Is the following function definitions related to the Collatz Conjecture valid? Is there a simpler or more standard way to define $C_n(x)$?
Here's what I did:
Let:
- $C(x) = \dfrac{3x+1}{2^w}$ where $w$ is the highest power of $2$ that divides $3x+1$
Goal:
- Define $C_n(x)$ where:
$$C_n(x) = C_1(C_2(C_3(\dots C_n(x)\dots)))$$
- Define $w_i$ as the highest power of $2$ that divides $C_i(x)$:
Claim:
$$C_n(x) = \frac{3^n x + 3^{n-1} + \sum\limits_{i=1}^{n-1}3^{n-1-i}2^{\left(\sum\limits_{k=1}^{i}w_k\right)}}{2^{\left(\sum\limits_{j=1}^{n} w_i\right)}}$$
Argument:
(1) Base Case: $n=2$: $C_2(x) = C(C(x)) = C\left(\dfrac{3x+1}{2^{w_1}}\right) = \dfrac{3\left(\frac{3x+1}{2^{w_1}}\right)+1}{2^{w_2}} = \frac{3^2x + 3 + 2^{w_1}}{2^{w_1 + w_2}}$
(2) Assume that it is true up to $n$ so that:
$$C_n(x) = \frac{3^n x + 3^{n-1} + \sum\limits_{i=1}^{n-1}3^{n-1-i}2^{\left(\sum\limits_{k=1}^{i}w_k\right)}}{2^{\left(\sum\limits_{j=1}^{n} w_i\right)}}$$
(3) Then:
$$C_{n+1}(x) = C(C_n(x)) = \frac{3\left(\frac{3^n x + 3^{n-1} + \sum\limits_{i=1}^{n-1}3^{n-1-i}2^{\left(\sum\limits_{k=1}^{i}w_k\right)}}{2^{\left(\sum\limits_{j=1}^{n} w_i\right)}}\right)+1}{2^{w_{n+1}}} = \frac{3^{n+1} x + 3^{n} + \sum\limits_{i=1}^{n}3^{n-i}2^{\left(\sum\limits_{k=1}^{i}w_k\right)}}{2^{\left(\sum\limits_{j=1}^{n+1} w_i\right)}}$$
There's a more standard way of expressing this, which is to compile the sequence of divisions by two into a strictly increasing list of powers of two, and it comes up a bit clearer.
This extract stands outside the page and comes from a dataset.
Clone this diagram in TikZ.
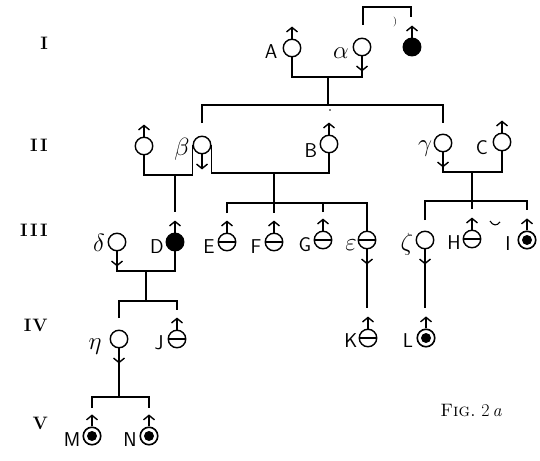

Then you get on the left hand side of your equation a number whose power of two factor is bigger than that of all the terms on the right.
It's easier to see if you let the powers of $2$ accumulate by using the function $C(x)=3x+2^{\nu_2(x)}$. Observe that this function commutes with multiplication by $2$ so $C(2x)=2C(x)$. This means you can keep applying it directly to even numbers too, no need to find the odd number at each composition.
You can see the pattern emerge by manually composing:
$C^3(x)=3(3(3x+2^{k_0})+2^{k_1})+2^{k_2}=3^3x+3^2\cdot2^{k_0}+3\cdot2^{k_1}+2^{k_2}$
Then if you want you can divide by whatever the final power of two is, to yield a 5-rough integer.
If you compose up to $n=$infinitely many times you get a sequence that converges to $0$ in the 2-adic metric space independently of whether the Collatz conjecture is true or not:
$$C^n(x)=3^nx+\sum_{i=0}^n 3^i\cdot2^{k_i}$$ where $2^{k_i}$ is a strictly increasing sequence of powers of $2$. If I understood your question correctly then this is the greatly-simplified version of your formula.
While $C^{n\to\infty}$ converges to $0$ in the 2-adic space, the Collatz conjecture states that for all positive odd numbers $p$ there is some dyadic fraction $x=\dfrac p{2^r}$ such that for some $n$, $C^n(x)=1$. In fact there are infinitely many such dyadic fractions - if $2^r$ gives a solution $n=n_0$ compositions then every element of the sequence $2^{r+2s}:s\in\Bbb N$ gives a solution too, namely $n=n_0+s$.